With the EU’s 28 member states preoccupied by Brexit talks, and many smaller nations committed to ambitious goals that are unsupported by detailed plans or resources for their achievement, “it is just simply not realistic to expect everything can be concluded so we can fulfill mandate to CMA1,” said Jo Tyndall, a New Zealand diplomat who is a co-chair of the talks.

The paper identifies four “biggies” among the diplomatic community’s daunting do-list: how to accomplish a review of the Agreement’s targets and plans by 2018; the support to be given to developing countries to turn goals into plans they can implement; the scope of transparency norms; and who will get to write the rules for carbon permit-trading markets.

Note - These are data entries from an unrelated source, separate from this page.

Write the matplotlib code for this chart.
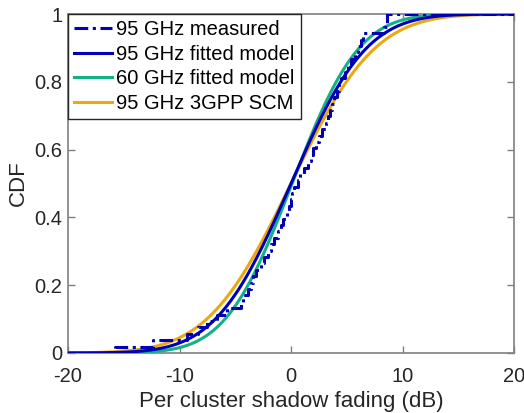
import numpy as np
import matplotlib
matplotlib.use("Agg")
import matplotlib.pyplot as plt
from math import erf

plt.rcParams['font.family'] = ['Liberation Sans', 'DejaVu Sans']
plt.rcParams['axes.unicode_minus'] = False

# measured per-cluster shadow fading samples at 95 GHz (dB), read from the empirical CDF
measured_95 = [-15.8, -12.4, -9.3, -8.3, -7.5, -6.6, -5.7, -4.5, -4.3, -3.9,
               -3.6, -3.4, -3.1, -2.7, -2.4, -2.1, -1.8, -1.5, -1.2, -0.9,
               -0.7, -0.4, -0.2, 0.0, 0.05, 0.3, 0.6, 0.8, 1.2, 1.5,
               1.8, 2.0, 2.2, 2.5, 2.8, 3.1, 3.3, 3.5, 3.7, 3.9,
               4.1, 4.3, 4.5, 4.8, 5.1, 5.4, 5.7, 6.0, 6.3, 6.5,
               8.3, 8.6, 8.6]

# fitted normal models (mean, std) in dB
fit_95 = (0.0, 5.3)
fit_60 = (0.1, 4.7)
scm_95 = (0.0, 5.9)

labels = ["95 GHz measured", "95 GHz fitted model", "60 GHz fitted model", "95 GHz 3GPP SCM"]
colors = ["#0000B4", "#0000B4", "#12B287", "#E9A90F"]

x_ticks = [-20, -10, 0, 10, 20]
y_ticks = [0, 0.2, 0.4, 0.6, 0.8, 1]


def norm_cdf(x, mu, sd):
    return np.array([0.5 * (1 + erf((v - mu) / (sd * np.sqrt(2)))) for v in x])


fig = plt.figure(figsize=(5.24, 4.13), dpi=100)
ax = fig.add_axes([68 / 524, 60 / 413, 446 / 524, 339 / 413])

# empirical CDF
s = np.sort(np.array(measured_95))
n = len(s)
xs = np.concatenate(([-20], s, [20]))
ys = np.concatenate(([0], np.arange(1, n + 1) / n, [1]))
ax.step(xs, ys, where='post', color=colors[0], lw=2.2, ls=(0, (4.5, 1.5, 1, 1.5)),
        label=labels[0], zorder=5)

xx = np.linspace(-20, 20, 400)
ax.plot(xx, norm_cdf(xx, *fit_95), color=colors[1], lw=2.2, label=labels[1], zorder=4)
ax.plot(xx, norm_cdf(xx, *fit_60), color=colors[2], lw=2.2, label=labels[2], zorder=3)
ax.plot(xx, norm_cdf(xx, *scm_95), color=colors[3], lw=2.2, label=labels[3], zorder=2)

ax.set_xlim(-20, 20)
ax.set_ylim(0, 1)
ax.set_xticks(x_ticks)
ax.set_yticks(y_ticks)
ax.set_yticklabels(["0", "0.2", "0.4", "0.6", "0.8", "1"])
ax.tick_params(direction='in', length=5, width=1, colors='#7f7f7f',
               labelcolor='#262626', labelsize=14.5, top=True, right=True, pad=4)
ax.tick_params(axis='x', pad=10)
for sp in ax.spines.values():
    sp.set_color('#7f7f7f')
    sp.set_linewidth(1.2)

ax.set_xlabel("Per cluster shadow fading (dB)", fontsize=16, color='#262626', labelpad=4)
ax.set_ylabel("CDF", fontsize=16, color='#262626', labelpad=4)

leg = ax.legend(loc='upper left', fontsize=14.5, frameon=True, fancybox=False,
                borderaxespad=0, handlelength=1.9, handletextpad=0.2,
                labelspacing=0.28, borderpad=0.3)
leg.get_frame().set_edgecolor('#262626')
leg.get_frame().set_linewidth(1.0)
leg.get_frame().set_alpha(1)

fig.savefig("out.png", dpi=100)
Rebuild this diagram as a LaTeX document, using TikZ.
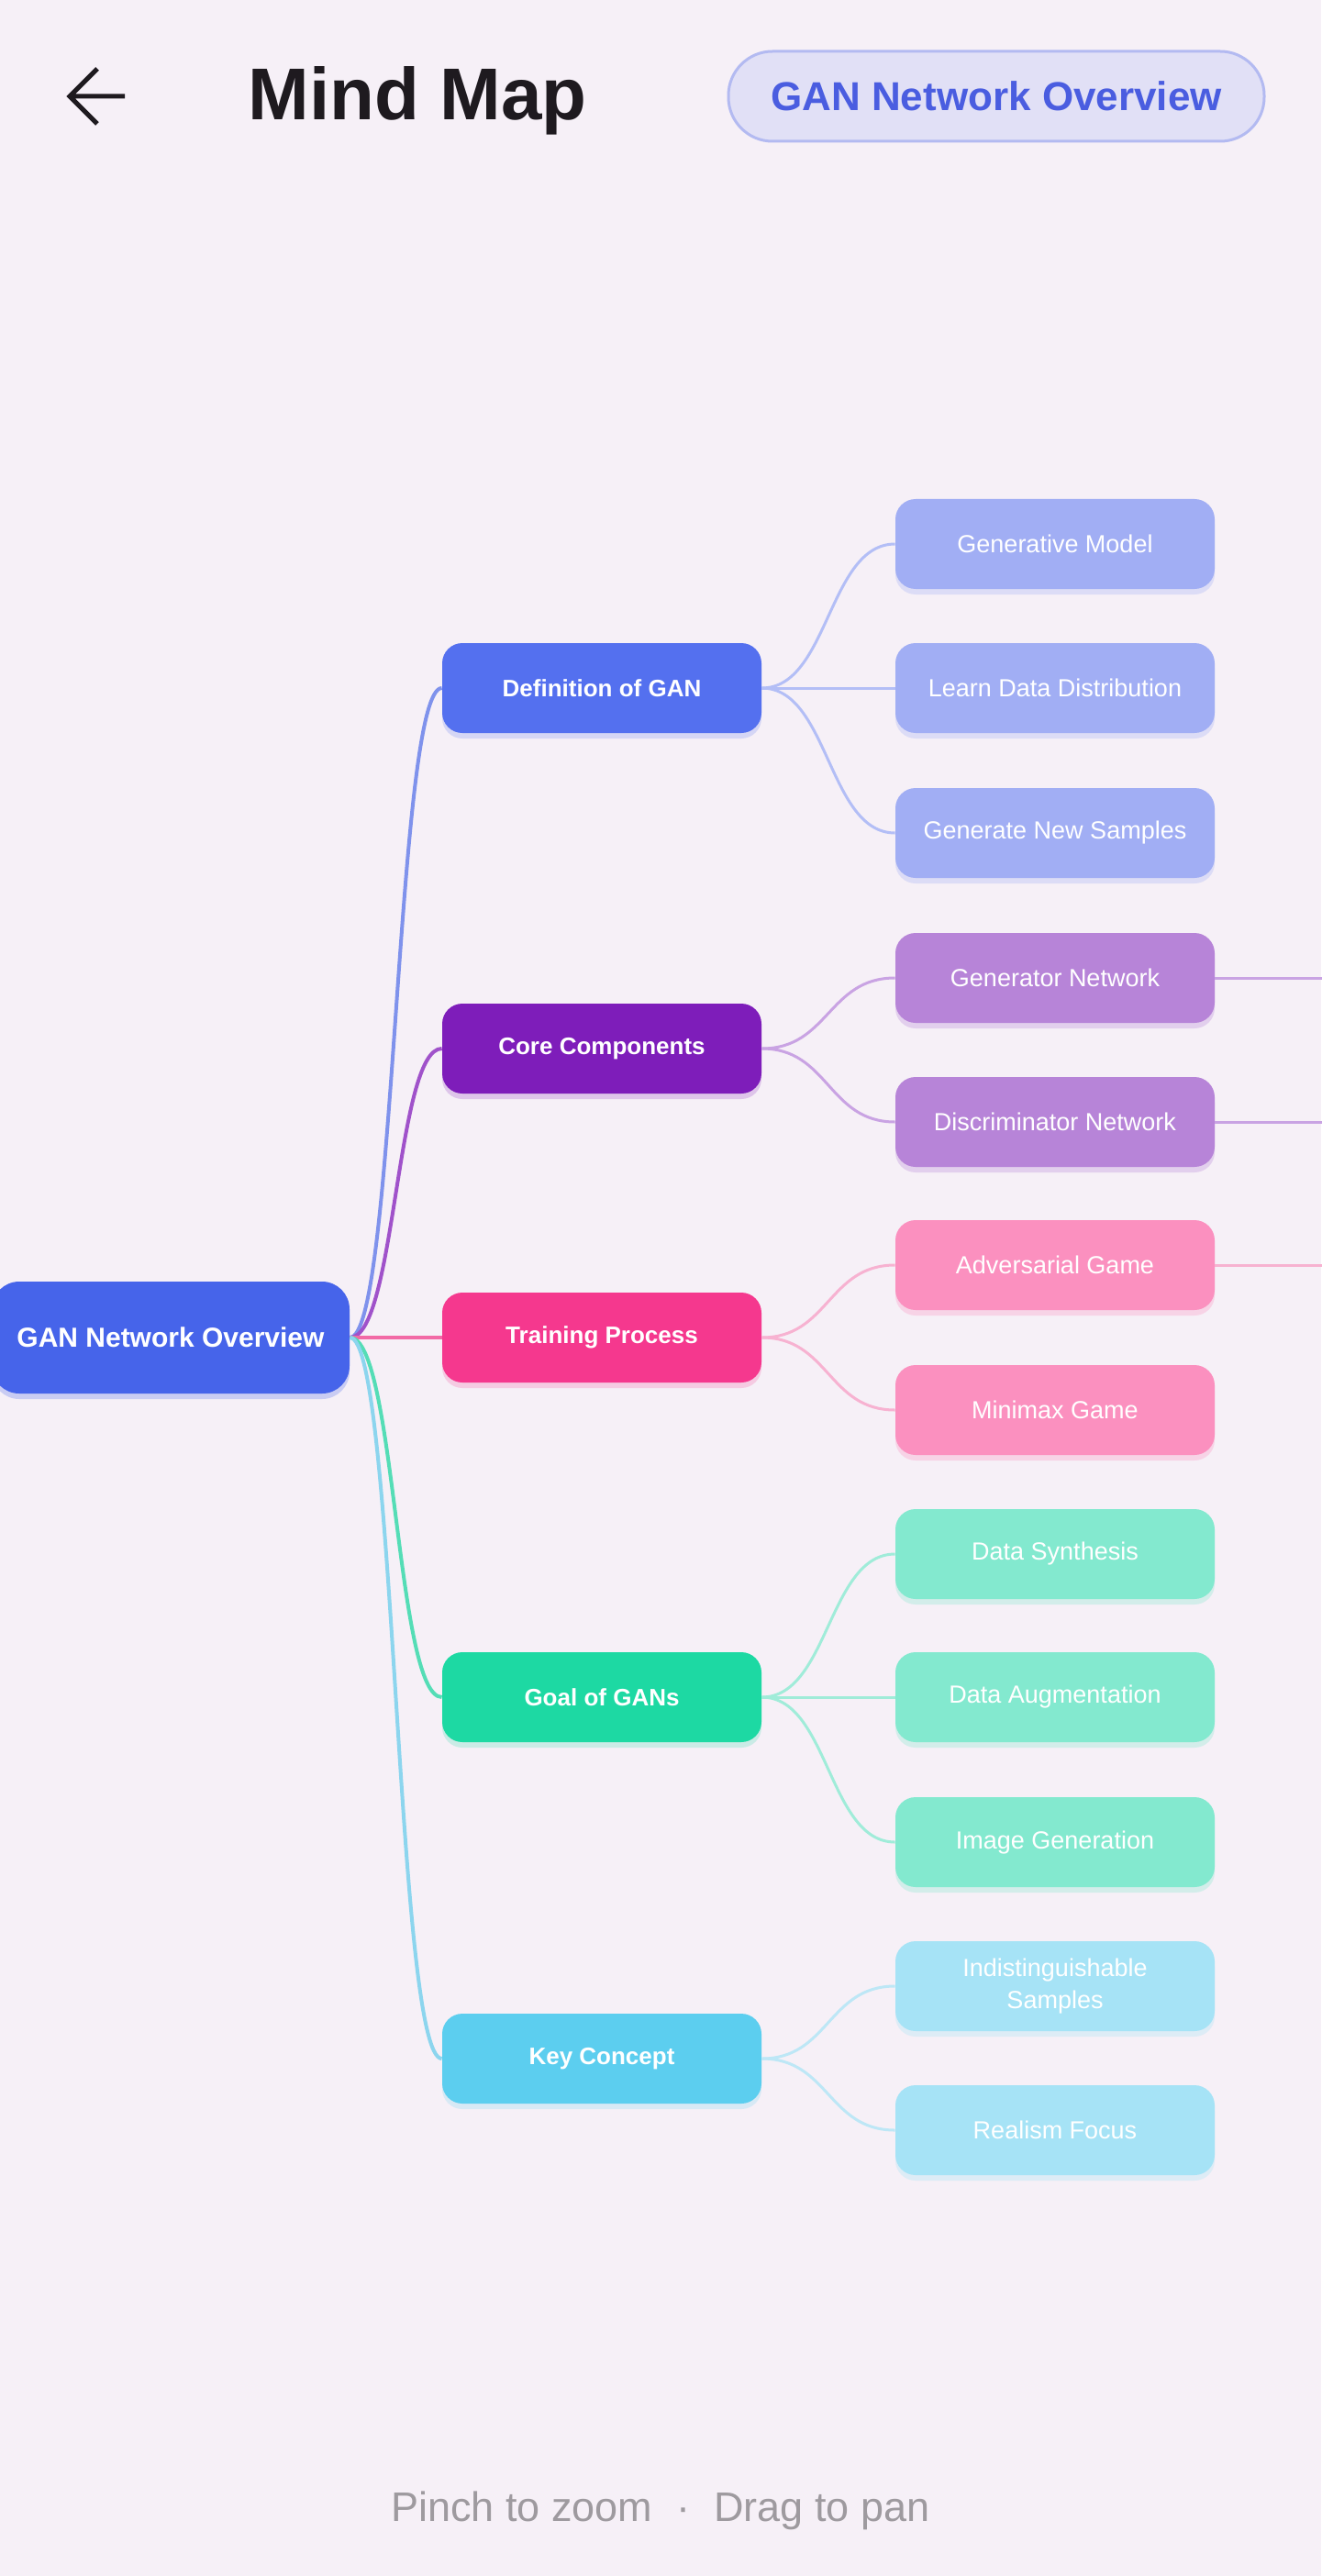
\documentclass[tikz,border=0pt]{standalone}
\usepackage{fontspec}
\setmainfont{Liberation Sans}
\usetikzlibrary{positioning,shadows}
\definecolor{mBg}{HTML}{F6F0F7}
\definecolor{mInk}{HTML}{1E1A1F}
\definecolor{mGray}{HTML}{9E9A9F}
\definecolor{mRoot}{HTML}{4664EA}
\definecolor{mPill}{HTML}{E1E0F6}
\definecolor{mPillLine}{HTML}{B3BAF1}
\definecolor{mPillText}{HTML}{4A5DE0}
% one colour set per branch: topic, leaf, root link, leaf link
\definecolor{topicdef}{HTML}{5470EF}
\definecolor{leafdef}{HTML}{A1AEF4}
\definecolor{linkdef}{HTML}{7F92EC}
\definecolor{twigdef}{HTML}{B3BEF6}
\definecolor{topiccore}{HTML}{7E1DBA}
\definecolor{leafcore}{HTML}{B784D8}
\definecolor{linkcore}{HTML}{A052CA}
\definecolor{twigcore}{HTML}{C9A3E3}
\definecolor{topictrain}{HTML}{F5388E}
\definecolor{leaftrain}{HTML}{FB90BF}
\definecolor{linktrain}{HTML}{F26AA6}
\definecolor{twigtrain}{HTML}{F7B2D1}
\definecolor{topicgoal}{HTML}{1DD9A3}
\definecolor{leafgoal}{HTML}{83E9CF}
\definecolor{linkgoal}{HTML}{55DDB6}
\definecolor{twiggoal}{HTML}{A0ECD9}
\definecolor{topickey}{HTML}{5CCEEF}
\definecolor{leafkey}{HTML}{A6E3F6}
\definecolor{linkkey}{HTML}{8CD5EE}
\definecolor{twigkey}{HTML}{BDE7F6}

\begin{document}
\begin{tikzpicture}[x=0.5pt,y=-0.5pt,
  rootbox/.style={fill=mRoot, rounded corners=15pt, minimum width=195pt, minimum height=61pt,
    inner sep=0pt, text=white, font=\bfseries\fontsize{15}{18}\selectfont,
    drop shadow={shadow xshift=0pt, shadow yshift=-3pt, fill=mRoot, opacity=.25}},
  topic/.style={fill=topic#1, rounded corners=11pt, minimum width=174pt, minimum height=49pt,
    inner sep=0pt, text=white, font=\bfseries\fontsize{13}{16}\selectfont,
    drop shadow={shadow xshift=0pt, shadow yshift=-3pt, fill=topic#1, opacity=.2}},
  leaf/.style={fill=leaf#1, rounded corners=11pt, minimum width=174pt, minimum height=49pt,
    inner sep=0pt, align=center, text=white, font=\fontsize{13.5}{17.5}\selectfont,
    drop shadow={shadow xshift=0pt, shadow yshift=-3pt, fill=leaf#1, opacity=.3}},
  link/.style={draw=link#1, line width=2pt},
  twig/.style={draw=twig#1, line width=1.5pt}]
  \fill[mBg] (0,0) rectangle (1440,2808);
  \useasboundingbox (0,0) rectangle (1440,2808);

  % top bar
  \draw[mInk, line width=2.5pt] (136,105) -- (78,105) (106,75) -- (76,105) -- (106,135);
  \node[mInk, anchor=base, font=\bfseries\fontsize{40}{48}\selectfont] (title) at (455,131) {Mind Map};
  \node[fill=mPill, draw=mPillLine, line width=1.5pt, rounded corners=24pt, minimum width=292pt,
    minimum height=49pt, text=mPillText, font=\bfseries\fontsize{22}{26}\selectfont] (pill) at (1086,105)
    {GAN Network Overview};

  \node[rootbox] (root) at (186,1458) {GAN Network Overview};
  \foreach \br/\y/\t in {def/750/Definition of GAN, core/1143/Core Components,
      train/1458/Training Process, goal/1850/Goal of GANs, key/2244/Key Concept}{
    \node[topic=\br] (\br) at (656,\y) {\t};
    \draw[link=\br] (root.east) .. controls +(50,0) and +(-50,0) .. (\br.west);
  }
  \foreach \n/\br/\y/\t in {gen/def/593/Generative Model, learn/def/750/Learn Data Distribution,
      sample/def/908/Generate New Samples, gnet/core/1066/Generator Network,
      dnet/core/1223/Discriminator Network, adv/train/1379/Adversarial Game,
      minimax/train/1537/Minimax Game, synth/goal/1694/Data Synthesis,
      augment/goal/1850/Data Augmentation, image/goal/2008/Image Generation,
      indist/key/2165/Indistinguishable\\Samples, realism/key/2322/Realism Focus}{
    \node[leaf=\br] (\n) at (1150,\y) {\t};
    \draw[twig=\br] (\br.east) .. controls +(73,0) and +(-73,0) .. (\n.west);
  }
  % branches that run on past the right edge
  \coordinate (gnetOut) at (1460,1066);
  \coordinate (dnetOut) at (1460,1223);
  \coordinate (advOut) at (1460,1379);
  \draw[twig=core] (gnet.east) -- (gnetOut);
  \draw[twig=core] (dnet.east) -- (dnetOut);
  \draw[twig=train] (adv.east) -- (advOut);

  \node[mGray, anchor=base, font=\fontsize{22.5}{27}\selectfont] (hint) at (720,2748)
    {Pinch to zoom\hspace{13pt}·\hspace{13pt}Drag to pan};
\end{tikzpicture}
\end{document}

“The likely outcome,” The Guardian reports, “is that the first official session of the Paris Agreement will be opened and swiftly closed,” accomplishing little of substance.

A more likely date for global action to get off the blocks, suggested French climate envoy Laurence Tubiana, is 2018—the same year the Intergovernmental Panel on Climate Change is to report on the risks presented by warming above 1.5°C. That limit was advocated as a goal in Paris, but ultimately rejected in favour of the vaguer one of keeping warming “well below” 2.0ºC.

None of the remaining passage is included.